The first time that Jeff and I went to Vienna we traveled there by bus from the town in Moravia where we were working at a university earning $100 a month, the average wage in what was then Czechoslovakia. It was 1991, not long after the Velvet Revolution, and our eyes had adjusted to the monotone colors of the post-Communist world. (Olomouc's main square on the right.)





In Vienna, the shops full of fur coats, Rolex watches, and elaborate cakes dazzled us; the prices shocked us. By sheer chance, we had a care package from Nancy with us because we hadn't had time to bring it back to our dorm room before catching the bus. We cursed the bulkiness of the box as we tromped through Vienna looking for a hotel we could afford.


But we were so grateful for Nancy's care package on our last day there when we had hours to go before the bus home and not even a schilling left for the ladies' room. We had a poor man's picnic of peanut butter direct from America and the rolls we'd stuffed in our pockets from the breakfast buffet that morning.




We went back to Vienna several times after that and, as our income grew, we could appreciate the deliciousness of Demel's, the English language bookshops, and the joy of spending a cold day inside a cozy weinstube. With so many memories of Vienna wrapped up in our Czech experience, we had to stop there with Luke on our way to Prague.

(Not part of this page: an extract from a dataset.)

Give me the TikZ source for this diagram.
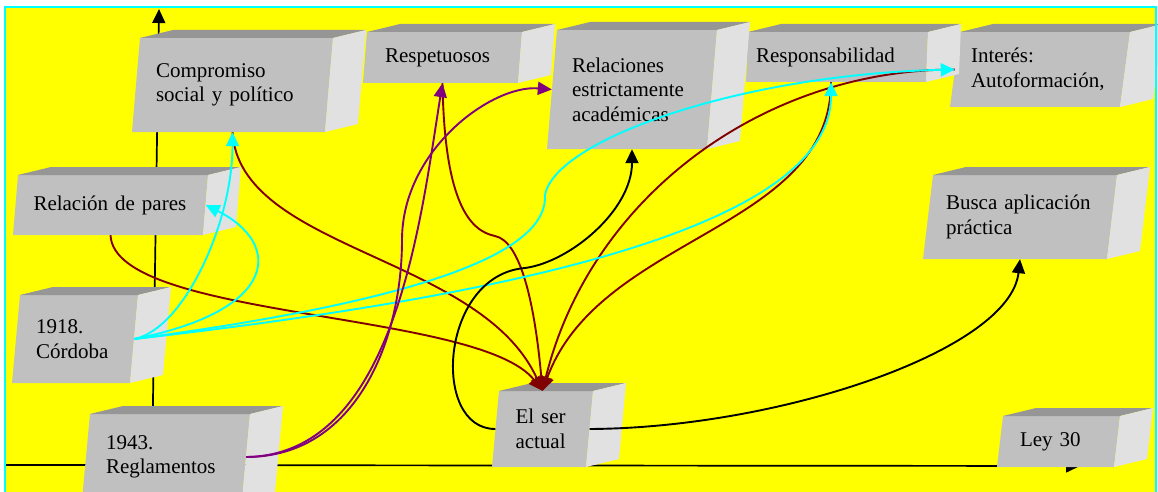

Vienna still dazzles with opulence, clinging to the glory days of the Hapsburg Empire. But the city's musty imperialism is offset, at least to a small extent, by more pedestrian traditions.










On our way back from dinner and a leisurely stroll through the streets crowded with late night revelers, we stumbled upon modernVienna's more egalitarian sense of grandeur.




The State Opera house was putting on Anna Bolena, and to our delight, and that of a hundred others who didn't have tickets, there was a live simulcast of the performance for the passersby. We stood for a while and enjoyed the music and spectacle that didn't cost us a cent. Too bad they didn't do this back in '91.